Donc, cette femme dont on croyait qu’elle ne parlerait pas parce qu’elle ne parlait jamais, elle a dû parler. Elle n’a pas dû parler de sa décision. Non. Elle a dû dire une chose en remplacement de ça, de sa décision et qui, pour elle, en était l’équivalent et qui en resterait l’équivalent pour tous les gens qui apprendraient l’histoire. Peut-être est-ce une phrase sur la chaleur. Elle serait devenue sacrée.
C’est dans ces moments-là que le langage atteint son pouvoir ultime. Quoi qu’elle ai dit à la patronne du bistrot, ses paroles disaient tout. Ces trois mots, les derniers qui précédaient la mise en œuvre de la mort étaient l’équivalent du silence de ces gens pendant leur vie. Ces paroles personne ne les a retenues.
Ca se passe tous les jours comme ça dans la vie, au moment d’un départ, d’une mort, d’un suicide que les gens ne soupçonnent pas. Les gens oublient ce qui a été dit, ce qui a précédé et aurait dû les alerter.
Ils sont allés tous les quatre se coucher sur les rails du T.G.V. devant la gare, chacun un enfant dans les bras, et ils ont attendu le train. Le coupeur d’au n’a eu aucun ennui.
J’ajoute à l’histoire du Coupeur d’eau, que cette femme, -qu’on disait arriérée- savait quand même quelque chose de façon définitive : c’est qu’elle ne pourrait jamais plus, de même qu’elle n’avait jamais pu compter sur quelqu’un pour la sortir de là où elle était avec sa famille. Qu’elle était abandonnée par tous, par toute la société et qu’il ne lui restait qu’une chose à faire, c’était de mourir. Elle le savait. C’est une connaissance terrible, très grave, très profonde qu’elle avait. Donc, même sur l’arriérisme de cette femme, à partir de ce suicide, il faudrait revenir, si on parlait d’elle une fois, ce qu’on ne fera jamais.
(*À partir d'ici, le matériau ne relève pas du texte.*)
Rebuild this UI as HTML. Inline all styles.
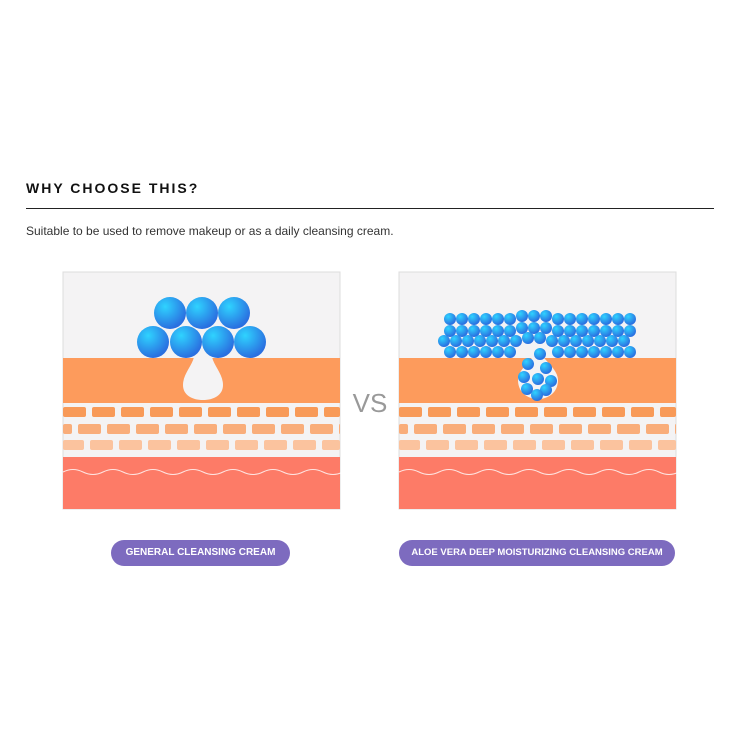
<!DOCTYPE html>
<html><head><style>
body{margin:0;width:751px;height:751px;background:#fff;position:relative;font-family:"Liberation Sans",sans-serif;overflow:hidden}
h2{position:absolute;left:26px;top:180px;margin:0;font-size:14px;letter-spacing:2px;font-weight:bold;color:#111}
.line{position:absolute;left:26px;top:208px;width:688px;height:1px;background:#222}
p{position:absolute;left:26px;top:224px;margin:0;font-size:12px;color:#333}
.btn{position:absolute;top:540px;height:26px;border-radius:13px;background:#7d6bbf;color:#fff;font-size:10px;font-weight:bold;line-height:26px;text-align:center}
</style></head><body>
<h2>WHY CHOOSE THIS?</h2>
<div class="line"></div>
<p>Suitable to be used to remove makeup or as a daily cleansing cream.</p>
<svg id="s" width="751" height="751" style="position:absolute;left:0;top:0">
<defs><radialGradient id="g" cx="0.35" cy="0.3" r="0.7"><stop offset="0" stop-color="#2fd3ff"/><stop offset="1" stop-color="#2a6fe0"/></radialGradient></defs>
<text x="370" y="412" font-size="26" fill="#999" text-anchor="middle" font-family="Liberation Sans">VS</text>
</svg>
<div class="btn" style="left:111px;width:179px">GENERAL CLEANSING CREAM</div>
<div class="btn" style="left:399px;width:276px;font-size:9.5px">ALOE VERA DEEP MOISTURIZING CLEANSING CREAM</div>
<script>
var s=document.getElementById('s'),ns='http://www.w3.org/2000/svg';
function el(t,a){var e=document.createElementNS(ns,t);for(var k in a)e.setAttribute(k,a[k]);s.appendChild(e);return e}
function panel(x0,w,dx){
 el('rect',{x:x0,y:272,width:w,height:237,fill:'#f4f3f4',stroke:'#ddd'});
 el('rect',{x:x0,y:358,width:w,height:45,fill:'#fd9b5c'});
 var rows=[[407,'#f89a58',0],[424,'#f9ad7a',-14],[440,'#fbc39e',-2]];
 rows.forEach(function(r){for(var x=x0+r[2];x<x0+w;x+=29){var a=Math.max(x,x0),b=Math.min(x+23,x0+w);if(b>a)el('rect',{x:a,y:r[0],width:b-a,height:10,rx:2,fill:r[1]})}});
 el('rect',{x:x0,y:457,width:w,height:52,fill:'#fd7b67'});
 var d='M'+x0+' 472';for(var x=x0;x<x0+w;x+=40)d+=' q10 -5 20 0 t20 0';
 el('path',{d:d,stroke:'#fff','stroke-width':1,fill:'none',opacity:.8});
}
panel(63,277);panel(399,277);
el('path',{d:'M194 357 L212 357 C214 366 223 374 223 385 C223 395 214 400 203 400 C192 400 183 395 183 385 C183 374 192 366 194 357Z',fill:'#f4f3f4'});
[[170,313],[202,313],[234,313],[153,342],[186,342],[218,342],[250,342]].forEach(function(c){el('circle',{cx:c[0],cy:c[1],r:16,fill:'url(#g)'})});
el('path',{d:'M538 350 C530 362 518 370 518 380 C518 392 527 399 538 399 C549 399 558 392 558 380 C558 370 546 362 538 350Z',fill:'#f4f3f4'});
var ys=[319,331,341,352];
ys.forEach(function(y,i){var off=(i==2)?-6:0;for(var x=450+off;x<=632;x+=12){var yy=y;if(x>518&&x<552){yy=y-3;if(i==3)continue;}el('circle',{cx:x,cy:yy,r:6,fill:'url(#g)'})}});
[[540,354],[528,364],[546,368],[524,377],[538,379],[551,381],[527,389],[546,390],[537,395]].forEach(function(c){el('circle',{cx:c[0],cy:c[1],r:6,fill:'url(#g)'})});
</script>
</body></html>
C’est sans doute ici pour la dernière fois, que sa mémoire est évoquée. J’allais dire son nom, mais je ne le connais pas.
L’affaire a été classée.
Reste dans la tête la soif fraîche et vive d’un enfant dans l’été trop chaud à quelques heures de la mort et la marche en rond de la jeune mère arriérée attendant l’heure.
Quand les gendarmes ont questionné la patronne du café, elle a répondu : « On ne sait pas ». Quand ils ont questionné le « coupeur d’eau », il a répondu : « j’avais un ordre ».